Sur cette caricature publiée dans Paris Soir Dimanche le 11 octobre 1936, on peut reconnaître Hitler et Göring.

Sennep se moque dans cette caricature des cumuls de fonction de Göring. En effet, il fait dire la phrase suivante au dignitaire nazi : « J’ai cru devoir me faire confectionner un uniforme de maréchal des cuisiniers ». Cette phrase fait écho à celle d’Hitler qui se dit satisfait du rata. Le rata est un ragout grossier généralement peu apprécié. Le fait d’avoir réussi un rata excellent selon Hitler, permettrait alors à Göring d’obtenir une nouvelle fonction, celle de maréchal des cuisiniers. Cette moquerie est accentuée par le détournement des attributs de cuisiniers tels que la toque, les casseroles ou encore les saucisses qui parodient les insignes, uniformes et médailles attribués normalement à un militaire pour ses actes de bravoure ou sa bonne conduite.

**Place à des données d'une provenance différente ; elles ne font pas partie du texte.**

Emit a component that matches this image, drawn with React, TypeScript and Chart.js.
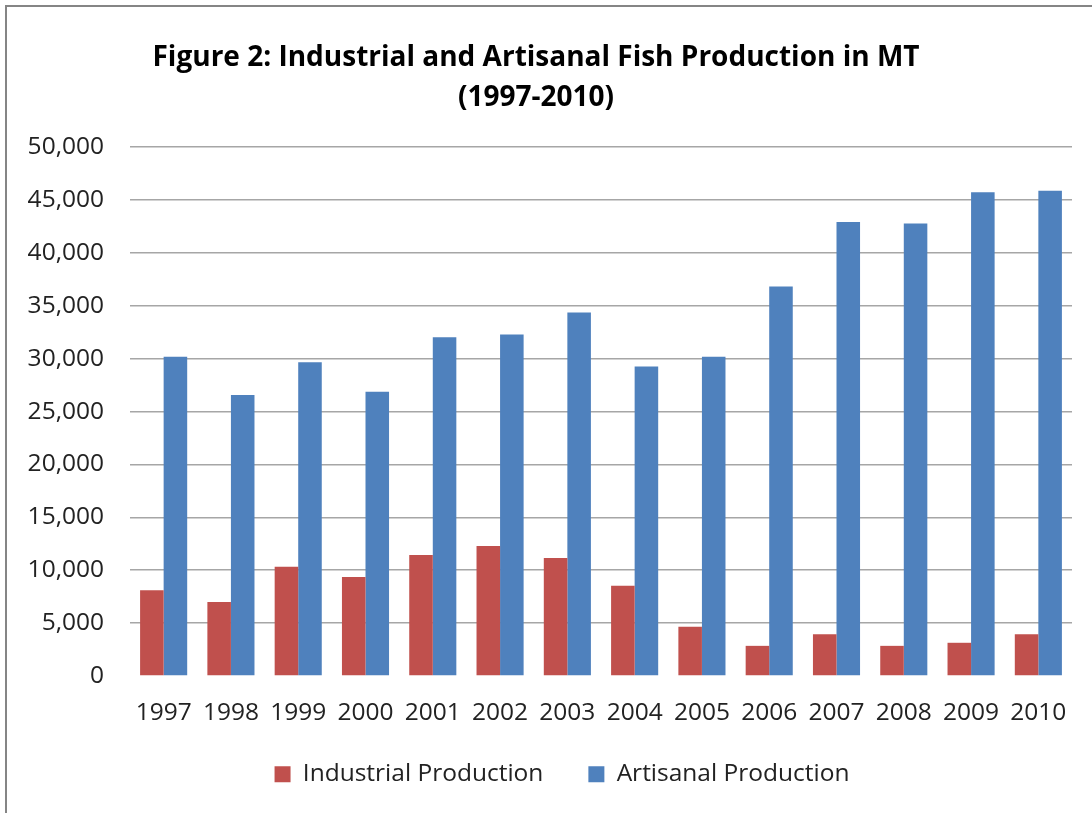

Ce dessin a été publié le 9 septembre 1936 dans Paris Soir Dimanche. On y voit ce qui ressemble à une corrida puisqu’un taureau dont les cornes sont remplacées par des poings levés est représenté au milieu de la piste : le taureau, puissant mais par avance condamné à être mis à mort, est de toute évidence une représentation de la gauche espagnole. Les spectateurs présents sont, dans l’ordre : le général Franco, Mussolini, Hitler, Staline et Blum. Au bas de la caricature nous pouvons lire le poème suivant : « Le cirque est plein, c’est jour de fête ! Le cirque est plein de haut en bas… Les spectateurs perdent la tête, s’interpellent à grands fracas ». Ce texte décrit parfaitement la posture des protagonistes : alors que Mussolini pousse Franco à entrer dans l’arène pour mettre à mort le taureau républicain, Staline retient Hitler qui fait mine de vouloir y aller et lui intime l’ordre de sortir – tandis que Léon Blum retient pour sa part Staline par la veste, rappelant par ce geste son attitude attentiste face aux demandes d’intervention formulées par les communistes français.